New Microsoft Blog Sheds Light On Windows 8 Development, Project Goals

Microsoft's initial declaration that Windows 8 would run on ARM CPUs and early product demonstrations earned the nascent OS a great deal of attention. Since then, however, the company has remained largely silent on the features and capabilities of the new operating system, even as questions regarding the OS's support for legacy software, its UI, and Microsoft's preferred development frameworks all began to mount. The company has launched a new blog that's
meant to provide additional details, but its still holding its cards close.
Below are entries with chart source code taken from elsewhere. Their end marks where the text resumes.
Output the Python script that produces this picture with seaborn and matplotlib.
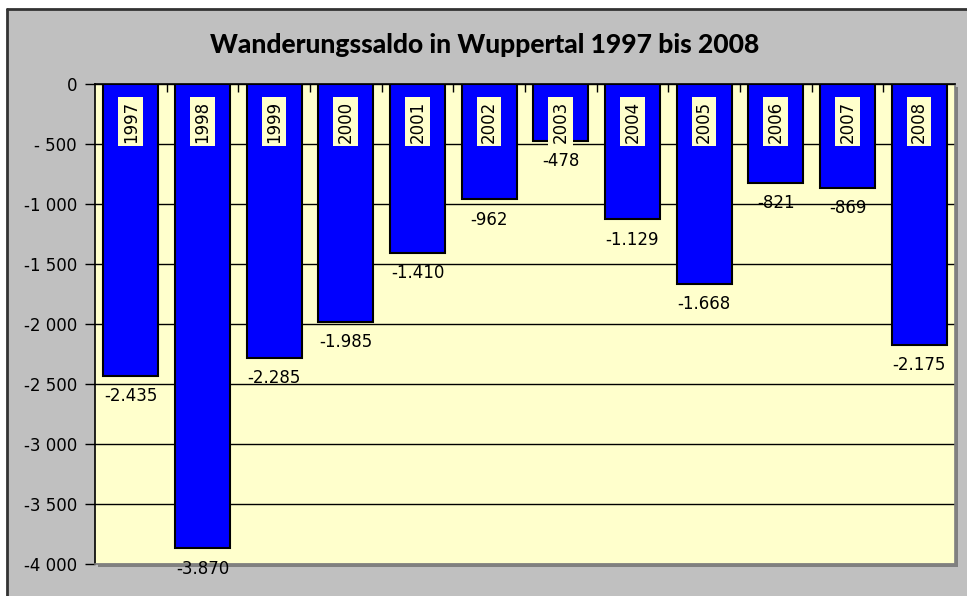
import matplotlib
matplotlib.use("Agg")
import matplotlib.pyplot as plt
import seaborn as sns
import pandas as pd
from matplotlib.patches import Rectangle
from matplotlib.lines import Line2D

years = ["1997", "1998", "1999", "2000", "2001", "2002", "2003", "2004", "2005", "2006", "2007", "2008"]
saldo = [-2435, -3870, -2285, -1985, -1410, -962, -478, -1129, -1668, -821, -869, -2175]
value_labels = ["-2.435", "-3.870", "-2.285", "-1.985", "-1.410", "-962", "-478", "-1.129", "-1.668", "-821", "-869", "-2.175"]
ytick_vals = [0, -500, -1000, -1500, -2000, -2500, -3000, -3500, -4000]
ytick_labels = ["0", "- 500", "-1 000", "-1 500", "-2 000", "-2 500", "-3 000", "-3 500", "-4 000"]
title = "Wanderungssaldo in Wuppertal 1997 bis 2008"

sns.set_theme(style="white")
plt.rcParams['font.family'] = ['DejaVu Sans']

W, H = 967, 596
fig = plt.figure(figsize=(W / 100, H / 100), dpi=100, facecolor="white")

# chart area background
fig.patches.append(Rectangle((7 / W, 0), 1 - 7 / W, (H - 9) / H, transform=fig.transFigure,
                             facecolor="#C0C0C0", edgecolor="none", zorder=-3))
fig.lines.append(Line2D([7 / W, 1], [(H - 9) / H] * 2, transform=fig.transFigure, color="#333333", lw=2, zorder=-2))
fig.lines.append(Line2D([7 / W] * 2, [0, (H - 9) / H], transform=fig.transFigure, color="#333333", lw=2, zorder=-2))

left, right, top, bottom = 95, 955, 84, 564
ax_rect = [left / W, (H - bottom) / H, (right - left) / W, (bottom - top) / H]
# shadow
fig.patches.append(Rectangle((ax_rect[0] + 3 / W, ax_rect[1] - 3 / H), ax_rect[2], ax_rect[3],
                             transform=fig.transFigure, facecolor="#808080", edgecolor="none", zorder=-1))
ax = fig.add_axes(ax_rect)
ax.set_facecolor("#FFFFCC")

df = pd.DataFrame({"Jahr": years, "Saldo": saldo})
sns.barplot(data=df, x="Jahr", y="Saldo", color="#0000FF", saturation=1, width=0.77,
            edgecolor="black", linewidth=1.5, ax=ax, zorder=2)

ax.set_ylim(-4000, 0)
ax.set_xlim(-0.5, len(years) - 0.5)
ax.set_yticks(ytick_vals)
ax.set_yticklabels(ytick_labels, fontsize=12, color="black")
ax.tick_params(axis="y", direction="out", length=7, width=1, color="black", pad=6, left=True)
ax.grid(axis="y", color="black", lw=1, zorder=1)
ax.set_axisbelow(True)
ax.set_xlabel("")
ax.set_ylabel("")

# x axis at top with category boundary ticks
ax.xaxis.tick_top()
ax.set_xticks([i + 0.5 for i in range(len(years) - 1)])
ax.set_xticklabels([])
ax.tick_params(axis="x", direction="in", length=6, width=1, color="black", top=True, bottom=False)

for s in ["top", "left"]:
    ax.spines[s].set_color("black")
    ax.spines[s].set_linewidth(1.2)
for s in ["right", "bottom"]:
    ax.spines[s].set_color("#808080")
    ax.spines[s].set_linewidth(1.2)

for i, (y, v, lab) in enumerate(zip(years, saldo, value_labels)):
    ax.text(i, -312, y, rotation=90, ha="center", va="center", fontsize=12, color="black",
            bbox=dict(boxstyle="square,pad=0.2", facecolor="#FFFFCC", edgecolor="none"), zorder=5)
    ax.annotate(lab, (i, v), xytext=(0, -8), textcoords="offset points", ha="center", va="top",
                fontsize=12, color="black", zorder=5)

fig.text(485 / W, 1 - 45 / H, title, ha="center", va="center", fontsize=19, fontweight="black",
         family=["Lato", "DejaVu Sans"], color="black")

fig.savefig("out.png", dpi=100, facecolor="white")
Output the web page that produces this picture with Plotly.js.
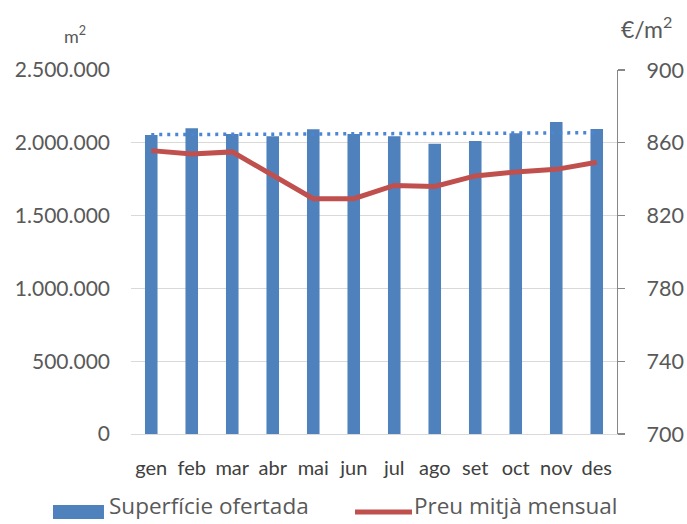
<!DOCTYPE html>
<html>
<head>
<meta charset="utf-8">
<script src="https://cdn.plot.ly/plotly-3.0.1.min.js"></script>
<style>html,body{margin:0;padding:0;background:#fff;}#chart{width:687px;height:524px;}</style>
</head>
<body>
<div id="chart"></div>
<script>
const months = ['gen','feb','mar','abr','mai','jun','jul','ago','set','oct','nov','des'];
const superficie = [2053000, 2100000, 2060000, 2045000, 2093000, 2060000, 2045000, 1994000, 2012000, 2065000, 2143000, 2095000];
const preu = [855.7, 853.8, 855.0, 842.0, 829.3, 829.3, 836.6, 836.0, 841.8, 844.0, 845.4, 849.3];
const trendMonths = ['gen', 'des'];
const trendValues = [2056000, 2069000];
const leftTicks = [0, 500000, 1000000, 1500000, 2000000, 2500000];
const rightTicks = [700, 740, 780, 820, 860, 900];

const FONT = 'Lato, "Open Sans", sans-serif';
const LFONT = '"Open Sans", Lato, sans-serif';
const GREY = '#595959';
const BLUE = '#4F81BD';
const RED = '#C0504D';

const traces = [
  {type: 'bar', x: months, y: superficie, name: 'Superfície ofertada',
   marker: {color: BLUE}, yaxis: 'y', hoverinfo: 'skip'},
  {type: 'scatter', mode: 'lines', x: trendMonths, y: trendValues, name: 'trend',
   line: {color: '#4A86D4', width: 3.5, dash: '3px,5px'}, yaxis: 'y', showlegend: false},
  {type: 'scatter', mode: 'lines', x: months, y: preu, name: 'Preu mitjà mensual',
   line: {color: RED, width: 5}, yaxis: 'y2'}
];

const layout = {
  width: 687, height: 524, autosize: false,
  margin: {l: 131, r: 70, t: 70, b: 90, pad: 0},
  paper_bgcolor: '#fff', plot_bgcolor: '#fff',
  separators: ',.',
  showlegend: false,
  bargap: 0.69,
  font: {family: FONT, color: GREY, size: 21},
  xaxis: {
    type: 'category', categoryorder: 'array', categoryarray: months,
    showgrid: false, zeroline: false,
    showline: true, linecolor: '#d9d9d9', linewidth: 1,
    ticks: '', ticklabelstandoff: 16,
    tickfont: {family: FONT, size: 20, color: '#404040'},
    fixedrange: true
  },
  yaxis: {
    range: [0, 2500000], tickvals: leftTicks, tickformat: ',d',
    showgrid: true, gridcolor: '#d9d9d9', gridwidth: 1,
    zeroline: false, showline: false, ticks: '',
    ticklabelstandoff: 20,
    tickfont: {family: FONT, size: 21, color: GREY}
  },
  yaxis2: {
    overlaying: 'y', side: 'right', range: [700, 900], tickvals: rightTicks,
    showgrid: false, zeroline: false,
    showline: true, linecolor: '#878787', linewidth: 1.3,
    ticks: 'outside', ticklen: 7, tickcolor: '#878787', tickwidth: 1.3,
    ticklabelstandoff: 17,
    tickfont: {family: FONT, size: 21.5, color: GREY}
  },
  shapes: [
    {type: 'rect', xref: 'paper', yref: 'paper', x0: -0.1605, x1: -0.0556, y0: -0.2335, y1: -0.195,
     fillcolor: BLUE, line: {width: 0}},
    {type: 'line', xref: 'paper', yref: 'paper', x0: 0.4609, x1: 0.5782, y0: -0.2143, y1: -0.2143,
     line: {color: RED, width: 5}}
  ],
  annotations: [
    {xref: 'paper', yref: 'paper', x: -0.049, y: -0.2445, xanchor: 'left', yanchor: 'bottom',
     text: 'Superfície ofertada', showarrow: false, font: {family: LFONT, size: 22.5, color: GREY}},
    {xref: 'paper', yref: 'paper', x: 0.578, y: -0.2445, xanchor: 'left', yanchor: 'bottom',
     text: 'Preu mitjà mensual', showarrow: false, font: {family: LFONT, size: 22.5, color: GREY}},
    {xref: 'paper', yref: 'paper', x: -0.1152, y: 1.096, xanchor: 'center', yanchor: 'middle',
     text: 'm<sup>2</sup>', showarrow: false, font: {family: FONT, size: 18, color: GREY}},
    {xref: 'paper', yref: 'paper', x: 1.0606, y: 1.1154, xanchor: 'center', yanchor: 'middle',
     text: '€/m<sup>2</sup>', showarrow: false, font: {family: FONT, size: 23, color: GREY}}
  ]
};

Plotly.newPlot('chart', traces, layout, {staticPlot: true, displayModeBar: false});
</script>
</body>
</html>
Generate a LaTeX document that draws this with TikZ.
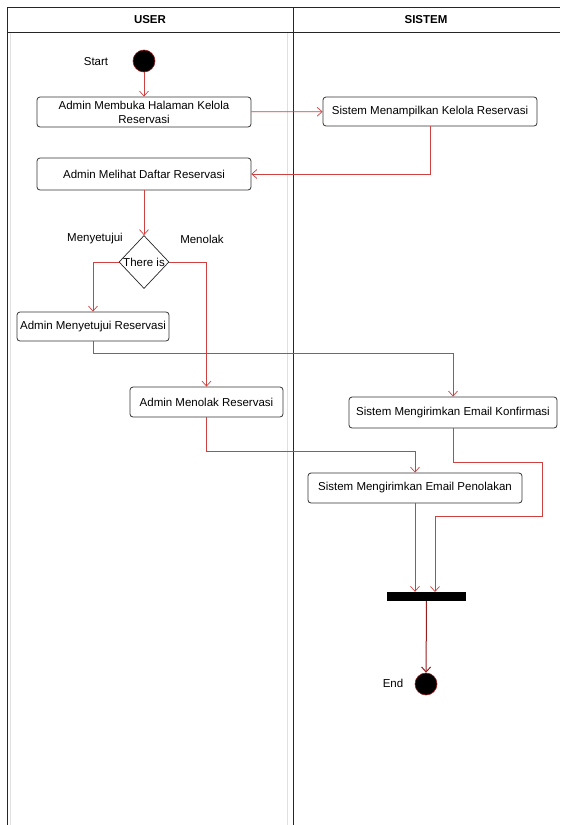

Windows 8, according to Steven Sinofsky, "reimagines Windows." The author assures readers that Microsoft is fully committed to supporting the software and experience that's already been shipped around Windows 7, but writes:
so much has changed since Windows 95—the last time Windows was significantly overhauled—when the "desktop" metaphor was established. Today more than two out of three PCs are mobile (laptops, netbooks, notebooks, tablets, slates, convertibles, etc.). Nearly every PC is capable of wireless connectivity. Screen sizes range from under 10" to wall-sized screens and multiple HD screens. Storage has jumped from megabytes to terabytes and has moved up to the cloud. The appearance of touch-screen mobile phones with the rich capabilities they bring, have together changed the way we all view computing. Most of all, computing is much more focused on applications and on people than on the operating system itself or the data. These changes in the landscape motivate the most significant changes to Windows, from the chips to the experience.


The post goes on at some length regarding the goals and focus of the blog, but the meat of the news is encapsulated within the above. Microsoft is still being very careful with what it doesn't say, but the company's tailored statements continue to imply that Windows 8, for better or worse, will completely overhaul the Windows environment.
Real details will have to wait for Microsoft's BUILD conference next month. Backwards compatibility with Windows 7 and windows application environments is a safe bet--the company won't risk alienating everyone at the same time as it introduces support for a new CPU architecture--but questions about preferred development frameworks and the degree of UI customizability remain unanswered.